We became fed up with distro bloat too. We had a need for a quick and easy distro for servers. It didnt need any bells or whistles, since we were aiming at this for Apache servers.
So a friend of mine, who everyone just calls "doc" created what we now call "DocHat".
He installed a standard RedHat 7.1 box clean, and went about removing all the fluff. Anything that wasnt necessary was ditched. "As small as possible" wasnt a design goal. We still had to admin these boxes, so we included the tools we liked, zsh, lsof, netcat, etc.
When he was done he created a tar.bz2 of the entire system, omitting /home and /proc. That tar was placed on an FTP server. That tar file is 45meg.
We then use a three floppy boot disk. The first disk is a kernel compiled specifically for that box, including devfs to save space on disc2, which contains the bare minimum root fs loaded into ramdisk.

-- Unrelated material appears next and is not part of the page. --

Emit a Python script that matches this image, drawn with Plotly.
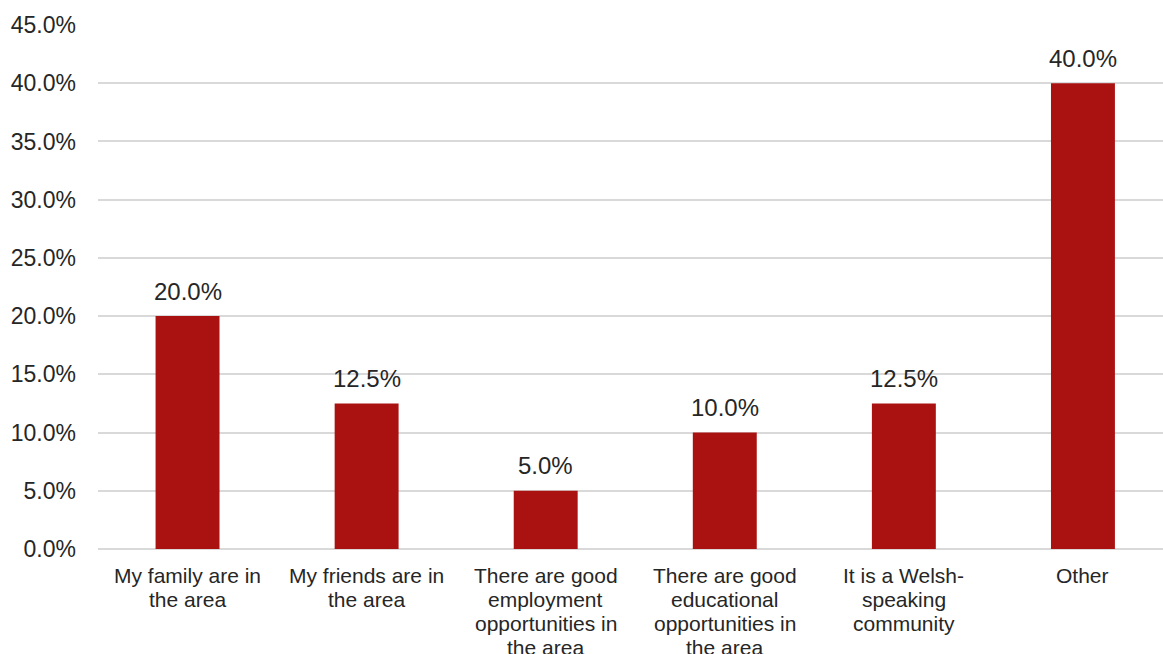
import plotly.graph_objects as go

categories = [
    "My family are in<br>the area",
    "My friends are in<br>the area",
    "There are good<br>employment<br>opportunities in<br>the area",
    "There are good<br>educational<br>opportunities in<br>the area",
    "It is a Welsh-<br>speaking<br>community",
    "Other",
]
percentages = [20.0, 12.5, 5.0, 10.0, 12.5, 40.0]
y_ticks = [0, 5, 10, 15, 20, 25, 30, 35, 40, 45]
y_tick_labels = [f"{v:.1f}%" for v in y_ticks]

FONT = "Liberation Sans, Arial, sans-serif"
TEXT = "#262626"
BAR = "#AA1212"
GRID = "#D9D9D9"

fig = go.Figure(
    go.Bar(
        x=categories,
        y=percentages,
        marker=dict(color=BAR, line=dict(width=0)),
        cliponaxis=False,
    )
)

# value labels above each bar
for cat, val in zip(categories, percentages):
    fig.add_annotation(
        x=cat, y=val, xref="x", yref="y",
        text=f"{val:.1f}%",
        showarrow=False,
        yanchor="middle",
        yshift=25,
        font=dict(family=FONT, size=24, color=TEXT),
    )

# category labels below the axis, one annotation per line for tight line spacing
LINE_GAP = 24
for cat in categories:
    for i, line in enumerate(cat.split("<br>")):
        fig.add_annotation(
            x=cat, y=0, xref="x", yref="paper",
            text=line,
            showarrow=False,
            yanchor="middle",
            yshift=-(26 + LINE_GAP * i),
            font=dict(family=FONT, size=21, color=TEXT),
        )

fig.update_layout(
    width=1163,
    height=654,
    margin=dict(l=98, r=0, t=25, b=105, pad=0),
    paper_bgcolor="white",
    plot_bgcolor="white",
    bargap=0.643,
    showlegend=False,
    font=dict(family=FONT, color=TEXT),
)

fig.update_xaxes(
    range=[-0.5, 5.447],
    showgrid=False,
    showline=False,
    zeroline=False,
    ticks="",
    showticklabels=False,
    automargin=False,
)

fig.update_yaxes(
    range=[0, 45],
    tickmode="array",
    tickvals=y_ticks,
    ticktext=y_tick_labels,
    showgrid=True,
    gridcolor=GRID,
    gridwidth=2,
    zeroline=True,
    zerolinecolor=GRID,
    zerolinewidth=2,
    showline=False,
    ticks="",
    tickfont=dict(family=FONT, size=23, color=TEXT),
    ticklabelstandoff=21,
    automargin=False,
)

fig.write_html("out.html")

Once booted, we have access to fdisk, raidtools, mkfs, ifconfig and route, and ftp. As well as tar and bunzip2. It's a trivial matter to boot, fdisk, mkfs, ifconfig, ftp the 45meg tar over, untar into the new fs, edit the etc/sysconfig and other files in etc, create a proc and home dir on the mounted drive and reboot from disk three which is the same kernel as disk one, minus devfs. (As the tar system doesnt run devfsd)
Once rebooted we copy the kernel that's on disk3 into /boot, edit lilo.conf, lilo, reboot again (This time from the hard drive). In ten minutes (assuming the ftp of the 45meg tar is over ethernet, though we have done it over the internet) we have a fully functional bad to the bones linux box. I've created an rpm of perl 5.6.1 with all the modules we like which is rpm -Uvh'ed in place after the final boot. I have an apache rpm with all our setup pre done. I am creating a djbdns and postfix rpm. Essentially, we'll shortly be able to walk up to any box with three floppies and make it do anything in about fifteen minutes. Try that with a RH CD.
Want something even cooler? Check this...
I wanted to play with xfs as root fs. I created a kernel for my first floppy that included xfs support. On the box I ftp the tar from I placed mkfs.xfs someplace I could grab it.
/dev/hda1 on / type xfs (rw)
none on /proc type proc (rw)
none on /dev/pts type devpts (rw,gid=5,mode=620)
I followed normal procedures, when I got to the mkfs stage I created a second three meg ramdisk, mounted it, ftp'ed mkfs.xfs into it, ran it on the partition, and proceeded like normal. At the end I had to edit the etc/fstab, and after all the reboots, I installed the xfsprogs rpm. Boom, instant xfs box, and it only took me about twenty minutes.
While this is NOT a setup for newbies, it does address the goals of the LFS project which is getting rid of distro bloat. I've now installed five machines this way and will never go back. Doc, at his company, has easily 75-100 machines running this way, three quarters of which are diskless netbooting off a DocHat image on an NFS server. It just works.
In the long run, I want to fit mkfs.xfs onto the second floppy so I dont have that extra work, since XFS appears to be the way to go. And I want to modify the tar.bz2 to use devfsd, so that we can use only one kernel, instead of having to have two. Also, I've figured out the list of rpm's that need to be installed to get X working. I'll be creating a tar of a bunch of rpm's that can be installed, to create a workstation. This is where Redhat lags, you cant install X without running afoul of a huge mess of dependancies. I want X, all the libs, and Blackbox. I may work out a non RH way of doing this.